Comitted to PEOPLE'S RIGHT TO KNOW
Vol. 4 Num 37 Thu. July 03, 2003  
   
Front Page


Cache was meant for smuggling?


Police and intelligence forces are working on a theory that the huge ammunition and explosives recovered from Bogra were actually meant for smuggling, sources said.

One of the assumptions that the police are verifying is that the munitions were supplied by a network of India's Tripura-based All Tripura Tiger Force (ATTF) that was using Bangladesh land as a corridor to smuggle the cache to Maoist guerillas in Nepal.

Sources said Jogesh Dev Barman who was arrested from Satchhari forest in Chunarughat upazila, Habiganj is the main focus of the task force intelligence.

A top leader of the Tripura Bahumukhi Samabay Samity, Jogesh, remained tight-lipped during interrogation in Dhaka yesterday. Sources said Jogesh apparently was the key man in the ammunition trade.

Based on sketchy information and evidence, police and intelligence officials have drawn up a picture of the ammo network. The Daily Star however could not confirm its accuracy.

One of the theories suggests that the ATTF might have brought the ammunition and explosives from China via Myanmar.

Intelligence sources assume that the ammunition was first smuggled in from Myanmar to Tripura and then brought to Satchhari in Habiganj. The arms dealers then hired a local smuggling network to transport the munitions by a truck loaded with pineapples.

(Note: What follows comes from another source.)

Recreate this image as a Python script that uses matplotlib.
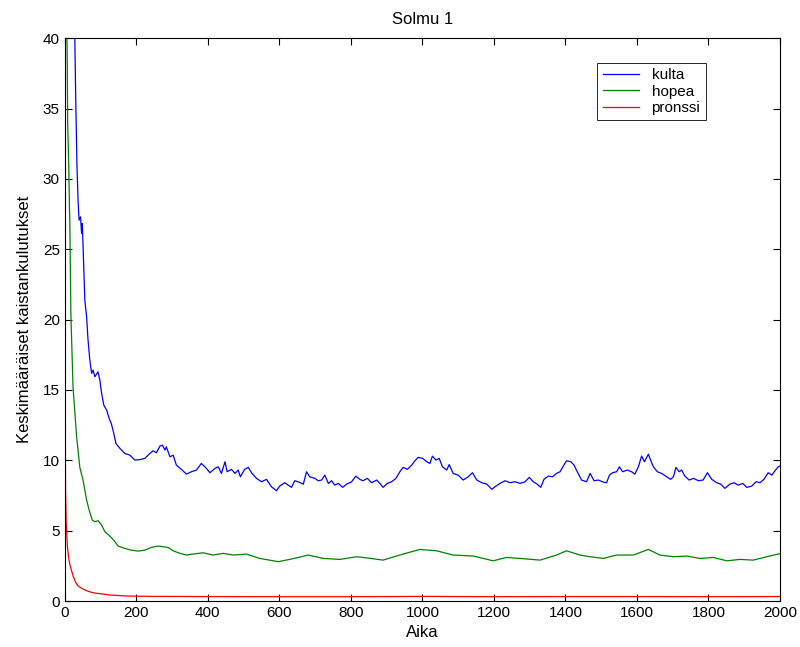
import numpy as np
import matplotlib.pyplot as plt

plt.rcParams['font.family'] = ['Liberation Sans', 'DejaVu Sans']

# values (time, mean bandwidth)
t_kulta = [1, 15, 28, 31, 34, 37, 40, 44, 47, 49, 53, 56, 61, 65, 70, 75, 79, 84, 93, 98, 103,
           109, 117, 124, 130, 137, 143, 154, 168, 182, 196, 210, 224, 238, 247, 256, 266, 273,
           280, 284, 294, 303, 312, 326, 340, 354, 368, 382, 392, 406, 420, 429, 438, 448, 454,
           466, 476, 485, 491, 503, 513, 522, 536, 550, 564, 578, 592, 601, 615, 625, 634, 643,
           655, 667, 676, 685, 699, 709, 718, 727, 737, 746, 755, 765, 777, 788, 802, 814, 825,
           834, 846, 858, 872, 881, 890, 902, 914, 926, 937, 946, 958, 970, 979, 988, 1001, 1012,
           1021, 1028, 1038, 1047, 1056, 1068, 1075, 1086, 1100, 1114, 1128, 1140, 1152, 1166,
           1180, 1194, 1203, 1217, 1231, 1245, 1259, 1273, 1287, 1299, 1310, 1321, 1331, 1340,
           1352, 1364, 1375, 1385, 1394, 1403, 1415, 1424, 1433, 1445, 1459, 1469, 1480, 1492,
           1506, 1515, 1523, 1532, 1543, 1551, 1560, 1573, 1585, 1594, 1604, 1613, 1621, 1632,
           1638, 1646, 1657, 1669, 1683, 1694, 1702, 1709, 1718, 1725, 1734, 1746, 1758, 1772,
           1785, 1797, 1809, 1823, 1834, 1846, 1860, 1871, 1883, 1896, 1907, 1921, 1933, 1944,
           1955, 1967, 1977, 1986, 1995, 2000]
y_kulta = [60.0, 48.0, 40.0, 35.0, 31.0, 28.5, 27.07, 27.3, 26.12, 26.83, 23.75, 21.39, 20.2,
           18.54, 17.12, 16.18, 16.41, 15.94, 16.29, 15.7, 14.76, 13.93, 13.57, 12.98, 12.62,
           11.91, 11.2, 10.85, 10.49, 10.37, 10.02, 10.05, 10.14, 10.49, 10.68, 10.54, 11.01,
           11.08, 10.73, 10.96, 10.25, 10.37, 9.66, 9.36, 9.02, 9.19, 9.31, 9.78, 9.54, 9.12,
           9.43, 9.54, 9.07, 9.9, 9.19, 9.36, 9.07, 9.31, 8.83, 9.36, 9.5, 9.12, 8.72, 8.48, 8.65,
           8.12, 7.84, 8.17, 8.41, 8.24, 8.08, 8.55, 8.45, 8.31, 9.19, 8.83, 8.72, 8.55, 8.6, 8.95,
           8.36, 8.55, 8.24, 8.36, 8.08, 8.31, 8.48, 8.88, 8.65, 8.55, 8.72, 8.41, 8.6, 8.36, 8.08,
           8.36, 8.48, 8.72, 9.19, 9.5, 9.36, 9.66, 9.97, 10.21, 10.14, 9.9, 9.78, 10.3, 10.02,
           10.14, 9.54, 9.31, 9.7, 9.07, 8.95, 8.6, 8.83, 9.12, 8.6, 8.41, 8.31, 7.94, 8.12, 8.36,
           8.55, 8.41, 8.48, 8.36, 8.48, 8.79, 8.48, 8.31, 8.08, 8.65, 8.88, 8.83, 9.07, 9.19,
           9.59, 9.97, 9.9, 9.66, 9.19, 8.6, 8.48, 9.07, 8.55, 8.6, 8.45, 8.41, 8.95, 9.12, 9.19,
           9.54, 9.19, 9.31, 9.19, 9.02, 9.54, 10.3, 9.9, 10.44, 10.02, 9.54, 9.19, 9.07, 8.83,
           8.65, 8.83, 9.5, 9.19, 9.31, 8.88, 8.6, 8.72, 8.55, 8.6, 9.12, 8.65, 8.41, 8.31, 8.01,
           8.31, 8.41, 8.24, 8.36, 8.08, 8.17, 8.48, 8.41, 8.65, 9.12, 8.95, 9.26, 9.54, 9.6]

t_hopea = [1, 5, 7, 8, 11, 13, 14, 17, 23, 33, 42, 51, 61, 68, 77, 84, 93, 103, 112, 126, 137,
           149, 168, 186, 205, 224, 242, 261, 275, 289, 303, 322, 340, 359, 387, 415, 443, 471,
           508, 545, 597, 629, 681, 723, 769, 816, 850, 890, 946, 993, 1040, 1086, 1142, 1198,
           1235, 1273, 1329, 1375, 1403, 1441, 1469, 1506, 1543, 1590, 1632, 1664, 1702, 1739,
           1776, 1814, 1851, 1888, 1925, 1963, 1995, 2000]
y_hopea = [60.0, 42.0, 38.0, 34.0, 31.0, 28.0, 27.1, 20.4, 15.2, 11.7, 9.5, 8.6, 7.18, 6.47,
           5.75, 5.64, 5.71, 5.4, 4.93, 4.62, 4.33, 3.91, 3.74, 3.62, 3.55, 3.62, 3.81, 3.91,
           3.86, 3.81, 3.57, 3.39, 3.27, 3.34, 3.43, 3.27, 3.39, 3.27, 3.34, 3.03, 2.8, 2.96,
           3.27, 3.03, 2.96, 3.15, 3.05, 2.91, 3.34, 3.67, 3.57, 3.27, 3.2, 2.86, 3.1, 3.03, 2.91,
           3.27, 3.57, 3.27, 3.15, 3.03, 3.27, 3.27, 3.67, 3.27, 3.15, 3.2, 3.03, 3.1, 2.86, 2.96,
           2.91, 3.15, 3.34, 3.36]

t_pronssi = [0, 1, 2, 4, 7, 10, 14, 23, 30, 37, 51, 65, 79, 126, 172, 252, 400, 600, 800, 1000,
             1200, 1400, 1600, 1800, 2000]
y_pronssi = [45.0, 20.0, 8.0, 5.5, 4.0, 3.2, 2.6, 1.8, 1.35, 1.07, 0.85, 0.7, 0.59, 0.43, 0.36,
             0.33, 0.32, 0.31, 0.31, 0.33, 0.31, 0.32, 0.32, 0.31, 0.32]

fig = plt.figure(figsize=(8, 6.47), dpi=100)
ax = fig.add_axes([0.081, 0.071, 0.894, 0.870])

ax.plot(t_kulta, y_kulta, color=(0, 0, 1), lw=0.9, label='kulta')
ax.plot(t_hopea, y_hopea, color=(0, 0.5, 0), lw=0.9, label='hopea')
ax.plot(t_pronssi, y_pronssi, color=(1, 0, 0), lw=0.9, label='pronssi')

ax.set_xlim(0, 2000)
ax.set_ylim(0, 40)
ax.set_xticks(np.arange(0, 2001, 200))
ax.set_yticks(np.arange(0, 41, 5))
ax.tick_params(direction='in', top=True, right=True, labelsize=11, length=5)
for s in ax.spines.values():
    s.set_linewidth(0.8)

ax.set_title('Solmu 1', fontsize=12, pad=10)
ax.set_xlabel('Aika', fontsize=12, labelpad=4)
ax.set_ylabel('Keskimääräiset kaistankulutukset', fontsize=12, labelpad=8)

leg = ax.legend(loc='upper right', bbox_to_anchor=(0.896, 0.956), fontsize=11,
                fancybox=False, edgecolor='black', framealpha=1, handlelength=2.4,
                borderaxespad=0, labelspacing=0.15, borderpad=0.35)
leg.get_frame().set_linewidth(0.6)

fig.savefig('out.png', dpi=100)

The truck might have been handed to a group of smugglers in Bhairab and was driven to Bogra to deliver it to another group. The group in Bogra was perhaps to drive the vehicle to Panchagarh where the munitions would have been given over to another group.

Then it was to be smuggled into Nepal, the assumptions go.

But the smugglers who drove the truck to Bogra failed to meet the other team perhaps due to miscommu-nication.

The truck had moved around the rendezvous point in Bogra for about four hours, perhaps in search of the pick-up team. Finally, the driver saw Jalal, one of the accused in the case, following the truck on a motorbike. This might have made the truck driver nervous who mistook Jalal for a member of the law enforcers.

At this point, the driver and his mates abandoned the truck at Jogarpara village. Jalal and his friends, who are locally known as small-time hooligans, then started looting the abandoned truck. Some villagers also joined the looting of the pineapples that camouflaged the munitions.

But when they saw the bullets, the looters could not agree on what to do with them. Some of them went to the police and the whole thing blew up.

Incidentally, Jalal and his friends are involved with various political parties -- the Awami League, the BNP, the JP and the Jamaat.

When contacted, a top official of the Inter Services Public Relations (ISPR) said, "We are not in a capacity to say anything on the matter."

The home secretary and other high officials of the home ministry were in a meeting till 9:00pm yesterday and so they could not be reached.